Red balls: $x_1+x_2+x_3+x_4+x_5=25,x_i\geq 0, i=1,..,5$. This equation has $\binom{5+25-1}{25}=\binom{29}{25}=\binom{29}{4}$.
Black balls: $x_1+x_2+x_3+x_4+x_5=20,x_i\geq 0, i=1,..,5$. This equation has $\binom{5+20-1}{20}=\binom{24}{20}=\binom{24}{4}$.
So I would say a) is the correct answer.. am I right?
Best Answer
I don't know what the "stars and bars" method is, and I despise permutations, combinations, etc. and all of those combinatoric black boxes. So this is how I would do it:
Just place all of the balls on a straight line (going from left to right) in front of you. Choose 4 random spots between the balls. You have $\binom{29}{4}$ ways of doing so.

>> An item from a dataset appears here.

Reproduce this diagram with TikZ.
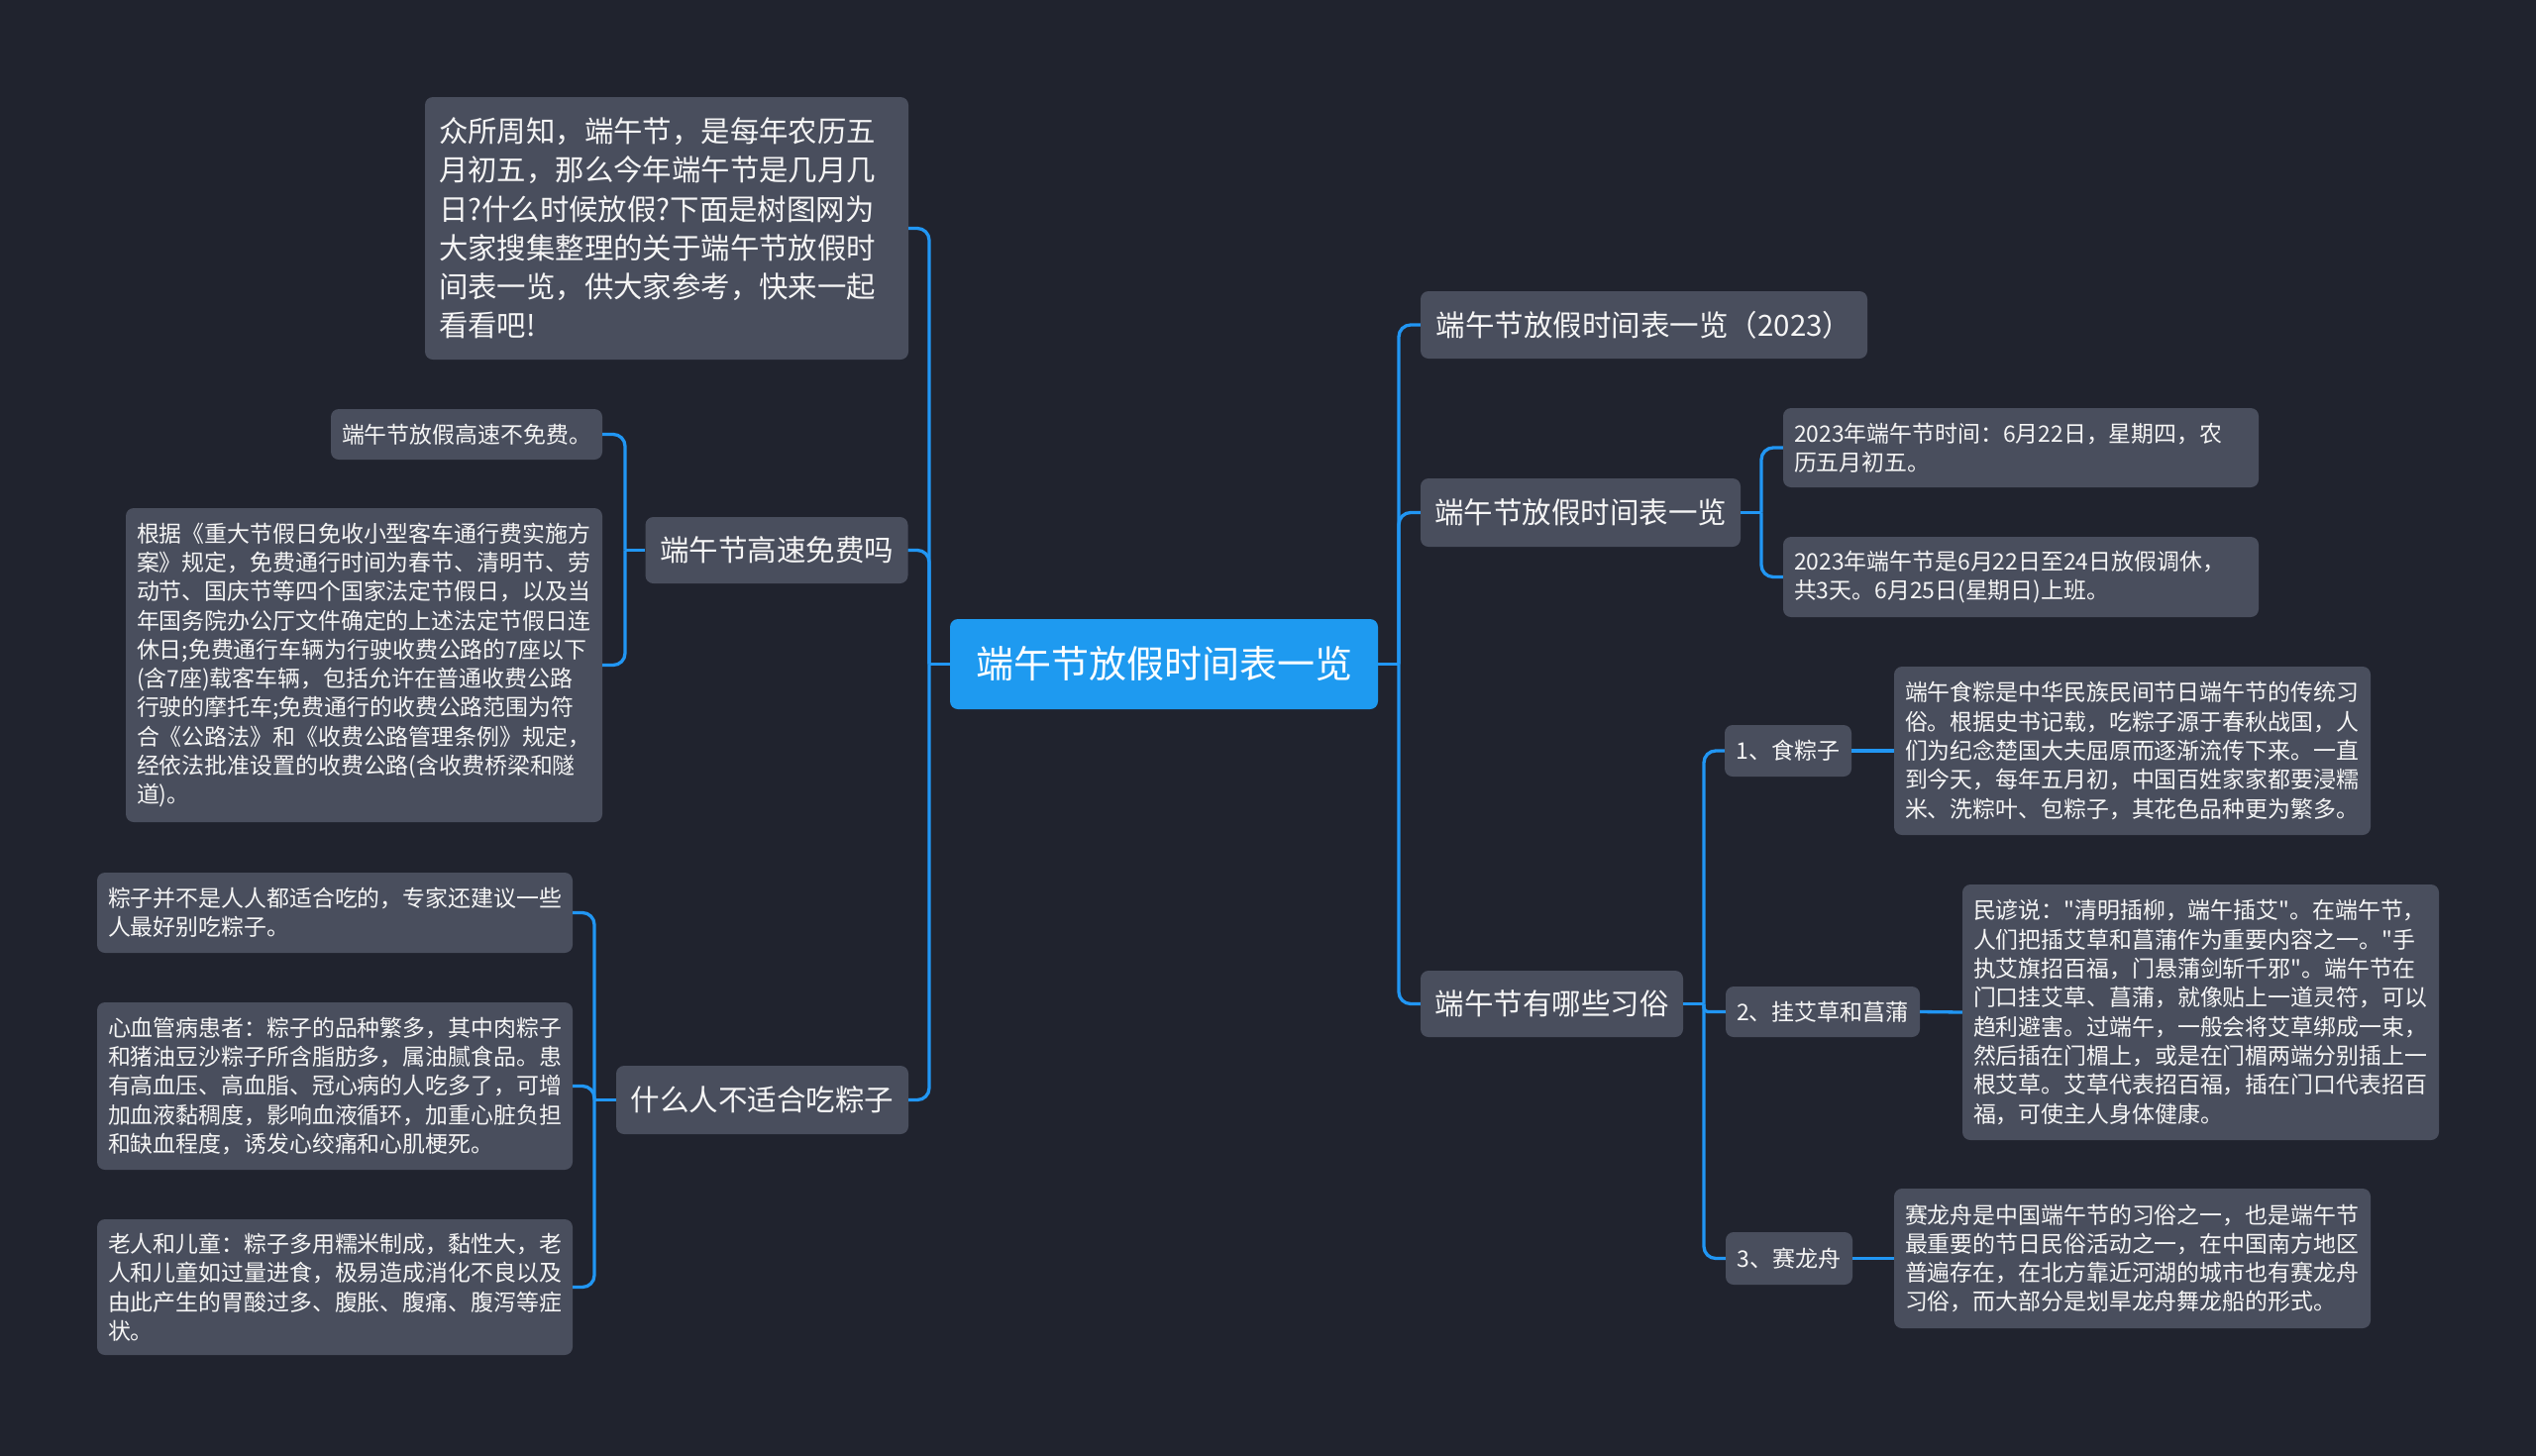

Give the first kid the balls before the first spot, the second kit the balls between the first and second spot, ... the last kid the balls after the last spot. Thus you have $\binom{29}{4}$ ways of distributing the red balls.
For the black balls, first go to the store and buy 5 new black balls. But then also add the condition of giving each kid at least one black ball. The same argument yields $\binom{24}{4}$ ways of distributing them. After the distribution is done, get one black ball back from each kid, so you have the same distribution as if you didn't get those extra 5 balls (and did not care to give at least one black ball to each kid).
So indeed the answer seems to be $\binom{29}{4}\binom{24}{4}$ ways of distributing the red and black balls.